The Dutch submitted to the pressure signing the request in August 1962, and now the new UN Secretary General only needed to get our governments at the UN General Assembly to authorise the proposal. Why? Article 85 part 1 of the UN Charter requires General Assembly authorisation.
A Security Council resolution would remain in public view, but using Chapter XII of the Charter of the United Nations a.k.a. “The International Trusteeship System” could be obscured. For trusteeship the United Nations only needs the current administrator (the Netherlands) to sign an agreement, and then get our governments to authorise the action (article 85 part 1).

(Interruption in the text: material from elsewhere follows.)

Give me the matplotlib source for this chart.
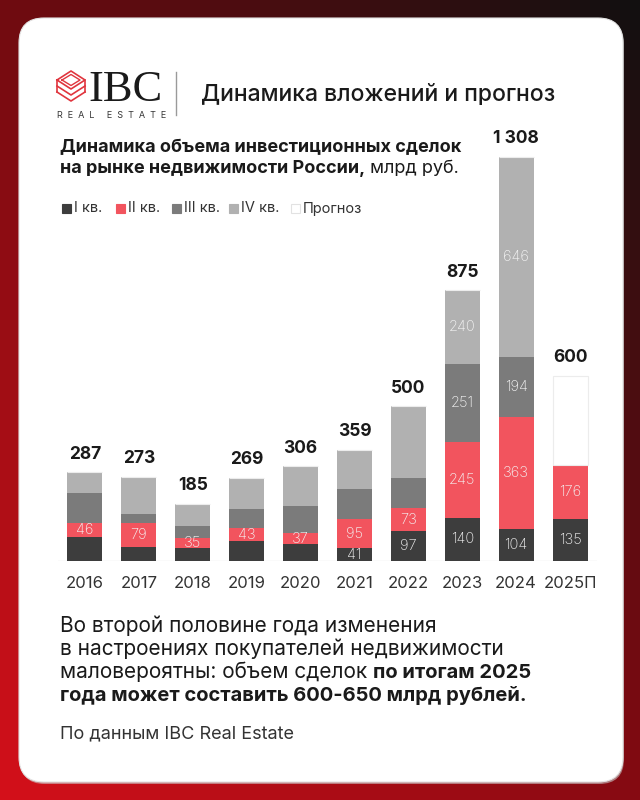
import numpy as np
import matplotlib
matplotlib.use('Agg')
import matplotlib.pyplot as plt
from matplotlib.patches import FancyBboxPatch, Rectangle

plt.rcParams['font.family'] = ['Inter', 'DejaVu Sans']

# Данные (млрд руб.)
years = ['2016', '2017', '2018', '2019', '2020', '2021', '2022', '2023', '2024', '2025П']
q1 = [78, 44, 41, 64, 54, 41, 97, 140, 104, 135]
q2 = [46, 79, 35, 43, 37, 95, 73, 245, 363, 176]
q3 = [97, 30, 36, 60, 86, 97, 99, 251, 194, 0]
q4 = [66, 120, 73, 102, 129, 126, 231, 240, 646, 0]
forecast = [0, 0, 0, 0, 0, 0, 0, 0, 0, 289]
totals = ['287', '273', '185', '269', '306', '359', '500', '875', '1 308', '600']

# какие сегменты подписаны
q1_shown = [5, 6, 7, 8, 9]
q2_shown = [0, 1, 2, 3, 4, 5, 6, 7, 8, 9]
q3_shown = [7, 8]
q4_shown = [7, 8]

legend_labels = ['I кв.', 'II кв.', 'III кв.', 'IV кв.', 'Прогноз']
colors = ['#3d3d3d', '#f2545e', '#7b7b7b', '#b1b1b1', '#ffffff']

fig = plt.figure(figsize=(6.4, 8), dpi=100)

# Фон в пикселях
bg = fig.add_axes([0, 0, 1, 1])
bg.set_xlim(0, 640)
bg.set_ylim(800, 0)
bg.axis('off')

gx, gy = np.meshgrid(np.linspace(0, 1, 64), np.linspace(0, 1, 80))
tl = np.array([0x70, 0x0b, 0x10]) / 255
tr = np.array([0x12, 0x10, 0x10]) / 255
bl = np.array([0xd4, 0x10, 0x1a]) / 255
br = np.array([0x86, 0x0a, 0x12]) / 255
grad = ((1 - gx)[..., None] * (1 - gy)[..., None] * tl + gx[..., None] * (1 - gy)[..., None] * tr
        + (1 - gx)[..., None] * gy[..., None] * bl + gx[..., None] * gy[..., None] * br)
bg.imshow(grad, extent=(0, 640, 800, 0), aspect='auto', zorder=0)

# карточка
bg.add_patch(FancyBboxPatch((20, 19), 604, 765, boxstyle='round,pad=0,rounding_size=25',
                            fc='#c9c9c9', ec='none', alpha=0.6, zorder=1))
bg.add_patch(FancyBboxPatch((19, 18), 604, 764, boxstyle='round,pad=0,rounding_size=25',
                            fc='white', ec='#e4e4e4', lw=0.8, zorder=2))

# логотип
red = '#e0353e'
for k, d in enumerate([0, 6, 12]):
    if k == 0:
        xs = [57, 71, 85, 71, 57]
        ys = [80, 71, 80, 89, 80]
    else:
        xs = [57, 71, 85]
        ys = [80 + d, 89 + d, 80 + d]
    bg.plot(xs, ys, color=red, lw=1.2, zorder=3)
bg.plot([62, 71, 80, 71, 62], [80, 74.5, 80, 85.5, 80], color=red, lw=1.0, zorder=3)
bg.plot([57, 57], [80, 92], color=red, lw=1.2, zorder=3)
bg.plot([85, 85], [80, 92], color=red, lw=1.2, zorder=3)
bg.text(88, 101, 'IBC', family='Liberation Serif', fontsize=32, color='#1a1a1a',
        va='baseline', ha='left', zorder=3)
bg.text(57, 116, 'R  E  A  L     E  S  T  A  T  E', fontsize=6.5, color='#333333',
        va='center', ha='left', zorder=3)
bg.plot([176, 176], [72, 115], color='#9a9a9a', lw=1.0, zorder=3)

bg.text(201, 101, 'Динамика вложений и прогноз', fontsize=16.5, color='#1a1a1a',
        fontweight='medium', va='baseline', ha='left', zorder=3)

renderer = fig.canvas.get_renderer()


def write_line(x, y, parts, color='#1a1a1a'):
    for s, w, size in parts:
        t = bg.text(x, y, s, fontsize=size, fontweight=w, color=color,
                    va='baseline', ha='left', zorder=3)
        x += t.get_window_extent(renderer).width


write_line(60, 152, [('Динамика объема инвестиционных сделок', 'bold', 13)])
write_line(60, 173, [('на рынке недвижимости России,', 'bold', 13), (' млрд руб.', 'normal', 13)])

# легенда
lx = [62, 116, 172, 229, 291]
for x, lab, c in zip(lx, legend_labels, colors):
    bg.add_patch(Rectangle((x, 203.5), 9, 9, fc=c, ec='#e2e2e2' if c == '#ffffff' else c,
                           lw=0.8, zorder=3))
    bg.text(x + 12, 212.5, lab, fontsize=10.5, color='#333333', va='baseline', ha='left', zorder=3)

# текст внизу
write_line(60, 632, [('Во второй половине года изменения', 'normal', 15)])
write_line(60, 655, [('в настроениях покупателей недвижимости', 'normal', 15)])
write_line(60, 678, [('маловероятны: объем сделок ', 'normal', 15), ('по итогам 2025', 'bold', 14.5)])
write_line(60, 701, [('года может составить 600-650 млрд рублей.', 'bold', 14.5)])
write_line(60, 738, [('По данным IBC Real Estate', 'normal', 13)], color='#333333')

# График
ax = fig.add_axes([58 / 640, 239 / 800, 539 / 640, 432.6 / 800])
ax.patch.set_alpha(0)
ax.set_xlim(-0.5, 9.5)
ax.set_ylim(0, 1400)
ax.axis('off')

x = np.arange(len(years))
series = [q1, q2, q3, q4, forecast]
shown = [q1_shown, q2_shown, q3_shown, q4_shown, []]
bottom = np.zeros(len(years))
for vals, c, sh in zip(series, colors, shown):
    vals = np.array(vals)
    ax.bar(x, vals, 0.65, bottom=bottom, color=c,
           edgecolor='#ececec' if c == '#ffffff' else 'none', lw=0.8, zorder=2)
    for i in sh:
        ax.text(x[i], bottom[i] + vals[i] / 2, str(vals[i]), ha='center', va='center',
                fontsize=10.5, color='#f4f4f4', fontweight='light', zorder=3)
    bottom += vals

ax.axhline(0, color='#e6e6e6', lw=1, zorder=1)

for i in range(len(years)):
    ax.annotate(totals[i], (x[i], bottom[i]), xytext=(0, 7), textcoords='offset points',
                ha='center', va='bottom', fontsize=12.5, fontweight='bold', color='#1a1a1a')
    ax.annotate(years[i], (x[i], 0), xytext=(0, -16), textcoords='offset points',
                ha='center', va='center', fontsize=12, color='#333333', annotation_clip=False)

fig.savefig('out.png', dpi=100)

Legally the purpose of UN trusteeship is to promote the “independence” (article 76b), and make yearly reports (article 88) about the colony. But if the UN Secretary General does not tell the Trusteeship Council, then the Council can not begin making those article 88 reports, and the other UN members will want to forget that they authorised the current UN annexation and later UN appointment of Indonesia as administrator of West Papua. In other words, without those yearly reports by the Trusteeship Council, Indonesia and others are free to kill and loot the people of West Papua.
For sixty years this has continued unabated. To end the deaths in West Papua, and remove Indonesia from the border of a Papua New Guinea that dare not build national road or other transit network in PNG for fear of the TNI crossing the border; we the public could pressure the UN Secretary General to do his job of placing news of UN General Assembly resolution 1752 on the agenda of the UN Trusteeship Council.
Our governments are in violation of article 76 of the Charter that requires they promote the independence of all territories that the United Nations has subjected to article 85 part 1 or any other part of Chapter XII of our UN Charter. But whether people will press their governments, or press the Secretary General to obey the law is yet to be seen.